DIRECTION | Retype all of the listing exactly, passing over any picture you find.

· · · ·

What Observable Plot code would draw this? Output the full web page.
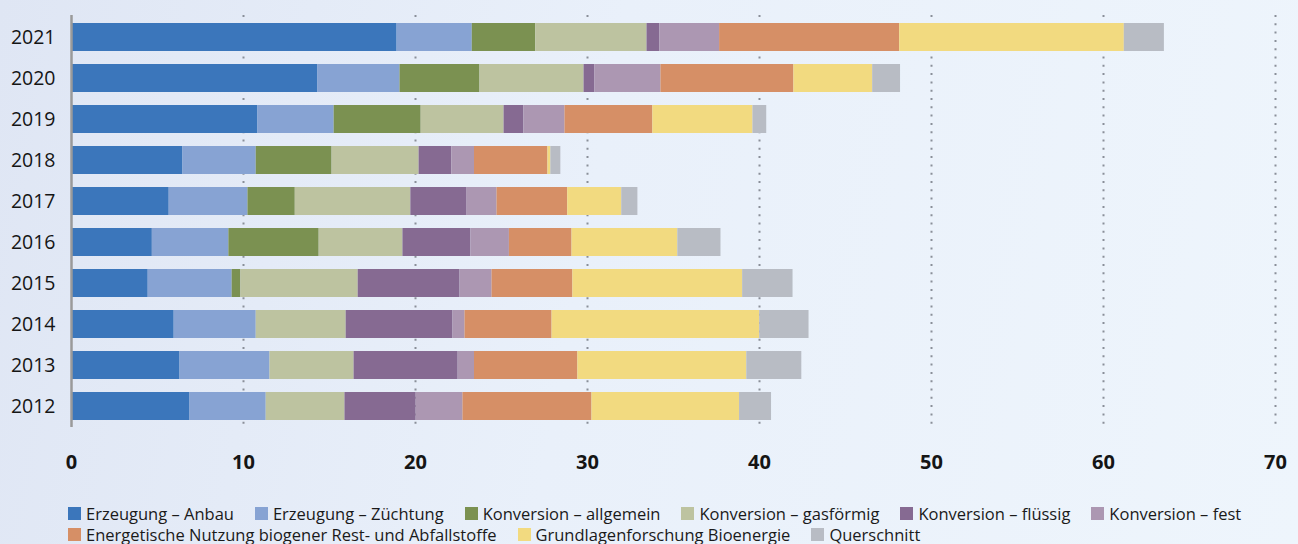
<!DOCTYPE html>
<html>
<head>
<meta charset="utf-8">
<script src="https://cdn.jsdelivr.net/npm/d3@7"></script>
<script src="https://cdn.jsdelivr.net/npm/@observablehq/plot@0.6"></script>
<style>
  html, body { margin: 0; padding: 0; }
  body {
    width: 1298px; height: 544px; overflow: hidden;
    background: linear-gradient(100deg, #dfe6f4 0%, #e9f0fa 45%, #eef5fc 100%);
    font-family: "Open Sans", sans-serif;
  }
  #chart svg { display: block; background: transparent; }
  #legend { margin-top: 23px; padding-left: 68px; font-size: 16.5px; color: #1a1a1a; line-height: 21px; }
  .row { display: flex; white-space: nowrap; }
  .item { display: flex; align-items: center; margin-right: 21px; }
  .sw { width: 13px; height: 13px; margin-right: 5px; display: inline-block; }
</style>
</head>
<body>
<div id="chart"></div>
<div id="legend"></div>
<script>
const years = ["2021","2020","2019","2018","2017","2016","2015","2014","2013","2012"];
const categories = [
  "Erzeugung – Anbau",
  "Erzeugung – Züchtung",
  "Konversion – allgemein",
  "Konversion – gasförmig",
  "Konversion – flüssig",
  "Konversion – fest",
  "Energetische Nutzung biogener Rest- und Abfallstoffe",
  "Grundlagenforschung Bioenergie",
  "Querschnitt"
];
const colors = ["#3b76bb","#87a3d3","#7b9151","#bdc3a0","#866a92","#ac97b2","#d68f66","#f2da80","#b8bcc4"];

// values per year, in category order (Mio. €)
const anbau       = [18.93, 14.33, 10.84, 6.48, 5.68, 4.70, 4.46, 5.97, 6.31, 6.89];
const zuechtung   = [ 4.37,  4.77,  4.43, 4.26, 4.58, 4.45, 4.88, 4.77, 5.23, 4.43];
const allgemein   = [ 3.69,  4.65,  5.06, 4.41, 2.75, 5.25, 0.51, 0.00, 0.00, 0.00];
const gasfoermig  = [ 6.47,  6.05,  4.82, 5.06, 6.72, 4.87, 6.82, 5.23, 4.89, 4.58];
const fluessig    = [ 0.75,  0.62,  1.15, 1.90, 3.27, 3.95, 5.92, 6.21, 6.05, 4.14];
const fest        = [ 3.47,  3.85,  2.39, 1.32, 1.74, 2.24, 1.86, 0.70, 0.95, 2.72];
const energetisch = [10.47,  7.73,  5.11, 4.27, 4.11, 3.64, 4.70, 5.06, 6.01, 7.50];
const grundlagen  = [13.06,  4.58,  5.82, 0.17, 3.14, 6.15, 9.87,12.07, 9.82, 8.58];
const querschnitt = [ 2.33,  1.62,  0.80, 0.58, 0.94, 2.51, 2.93, 2.87, 3.20, 1.86];
const xTicks = [0, 10, 20, 30, 40, 50, 60, 70];

const series = [anbau, zuechtung, allgemein, gasfoermig, fluessig, fest, energetisch, grundlagen, querschnitt];
const data = [];
years.forEach((y, i) => {
  categories.forEach((c, j) => data.push({year: y, category: c, value: series[j][i]}));
});

const chart = Plot.plot({
  width: 1298,
  height: 480,
  marginLeft: 71,
  marginRight: 23,
  marginTop: 15,
  marginBottom: 53,
  style: {background: "transparent", fontFamily: "Open Sans, sans-serif"},
  x: {domain: [0, 70], ticks: xTicks, label: null},
  y: {domain: years, paddingInner: 0.32, paddingOuter: 0.16, label: null},
  color: {domain: categories, range: colors},
  marks: [
    Plot.ruleX(xTicks.filter(d => d > 0), {stroke: "#8a8f99", strokeWidth: 2, strokeDasharray: "2,6.3"}),
    Plot.barX(data, {x: "value", y: "year", fill: "category", order: categories}),
    Plot.ruleX([0], {stroke: "#9a9a9a", strokeWidth: 2.5}),
    Plot.axisY({tickSize: 0, tickPadding: 16, fontSize: 19.5, fill: "#151515"}),
    Plot.axisX(xTicks, {tickSize: 0, tickPadding: 27, fontSize: 20, fontWeight: "bold", fill: "#151515"})
  ]
});
document.getElementById("chart").appendChild(chart);

const legend = document.getElementById("legend");
const rows = [categories.slice(0, 6), categories.slice(6)];
rows.forEach(r => {
  const row = document.createElement("div");
  row.className = "row";
  r.forEach(c => {
    const it = document.createElement("div");
    it.className = "item";
    const sw = document.createElement("span");
    sw.className = "sw";
    sw.style.background = colors[categories.indexOf(c)];
    it.appendChild(sw);
    it.appendChild(document.createTextNode(c));
    row.appendChild(it);
  });
  legend.appendChild(row);
});
</script>
</body>
</html>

· · · ·

THE OUTPUT |
What Observable Plot code would draw this? Output the full web page.
<!DOCTYPE html>
<html>
<head>
<meta charset="utf-8">
<script src="https://cdn.jsdelivr.net/npm/d3@7"></script>
<script src="https://cdn.jsdelivr.net/npm/@observablehq/plot@0.6"></script>
<style>
  html, body { margin: 0; padding: 0; }
  body {
    width: 1298px; height: 544px; overflow: hidden;
    background: linear-gradient(100deg, #dfe6f4 0%, #e9f0fa 45%, #eef5fc 100%);
    font-family: "Open Sans", sans-serif;
  }
  #chart svg { display: block; background: transparent; }
  #legend { margin-top: 23px; padding-left: 68px; font-size: 16.5px; color: #1a1a1a; line-height: 21px; }
  .row { display: flex; white-space: nowrap; }
  .item { display: flex; align-items: center; margin-right: 21px; }
  .sw { width: 13px; height: 13px; margin-right: 5px; display: inline-block; }
</style>
</head>
<body>
<div id="chart"></div>
<div id="legend"></div>
<script>
const years = ["2021","2020","2019","2018","2017","2016","2015","2014","2013","2012"];
const categories = [
  "Erzeugung – Anbau",
  "Erzeugung – Züchtung",
  "Konversion – allgemein",
  "Konversion – gasförmig",
  "Konversion – flüssig",
  "Konversion – fest",
  "Energetische Nutzung biogener Rest- und Abfallstoffe",
  "Grundlagenforschung Bioenergie",
  "Querschnitt"
];
const colors = ["#3b76bb","#87a3d3","#7b9151","#bdc3a0","#866a92","#ac97b2","#d68f66","#f2da80","#b8bcc4"];

// values per year, in category order (Mio. €)
const anbau       = [18.93, 14.33, 10.84, 6.48, 5.68, 4.70, 4.46, 5.97, 6.31, 6.89];
const zuechtung   = [ 4.37,  4.77,  4.43, 4.26, 4.58, 4.45, 4.88, 4.77, 5.23, 4.43];
const allgemein   = [ 3.69,  4.65,  5.06, 4.41, 2.75, 5.25, 0.51, 0.00, 0.00, 0.00];
const gasfoermig  = [ 6.47,  6.05,  4.82, 5.06, 6.72, 4.87, 6.82, 5.23, 4.89, 4.58];
const fluessig    = [ 0.75,  0.62,  1.15, 1.90, 3.27, 3.95, 5.92, 6.21, 6.05, 4.14];
const fest        = [ 3.47,  3.85,  2.39, 1.32, 1.74, 2.24, 1.86, 0.70, 0.95, 2.72];
const energetisch = [10.47,  7.73,  5.11, 4.27, 4.11, 3.64, 4.70, 5.06, 6.01, 7.50];
const grundlagen  = [13.06,  4.58,  5.82, 0.17, 3.14, 6.15, 9.87,12.07, 9.82, 8.58];
const querschnitt = [ 2.33,  1.62,  0.80, 0.58, 0.94, 2.51, 2.93, 2.87, 3.20, 1.86];
const xTicks = [0, 10, 20, 30, 40, 50, 60, 70];

const series = [anbau, zuechtung, allgemein, gasfoermig, fluessig, fest, energetisch, grundlagen, querschnitt];
const data = [];
years.forEach((y, i) => {
  categories.forEach((c, j) => data.push({year: y, category: c, value: series[j][i]}));
});

const chart = Plot.plot({
  width: 1298,
  height: 480,
  marginLeft: 71,
  marginRight: 23,
  marginTop: 15,
  marginBottom: 53,
  style: {background: "transparent", fontFamily: "Open Sans, sans-serif"},
  x: {domain: [0, 70], ticks: xTicks, label: null},
  y: {domain: years, paddingInner: 0.32, paddingOuter: 0.16, label: null},
  color: {domain: categories, range: colors},
  marks: [
    Plot.ruleX(xTicks.filter(d => d > 0), {stroke: "#8a8f99", strokeWidth: 2, strokeDasharray: "2,6.3"}),
    Plot.barX(data, {x: "value", y: "year", fill: "category", order: categories}),
    Plot.ruleX([0], {stroke: "#9a9a9a", strokeWidth: 2.5}),
    Plot.axisY({tickSize: 0, tickPadding: 16, fontSize: 19.5, fill: "#151515"}),
    Plot.axisX(xTicks, {tickSize: 0, tickPadding: 27, fontSize: 20, fontWeight: "bold", fill: "#151515"})
  ]
});
document.getElementById("chart").appendChild(chart);

const legend = document.getElementById("legend");
const rows = [categories.slice(0, 6), categories.slice(6)];
rows.forEach(r => {
  const row = document.createElement("div");
  row.className = "row";
  r.forEach(c => {
    const it = document.createElement("div");
    it.className = "item";
    const sw = document.createElement("span");
    sw.className = "sw";
    sw.style.background = colors[categories.indexOf(c)];
    it.appendChild(sw);
    it.appendChild(document.createTextNode(c));
    row.appendChild(it);
  });
  legend.appendChild(row);
});
</script>
</body>
</html>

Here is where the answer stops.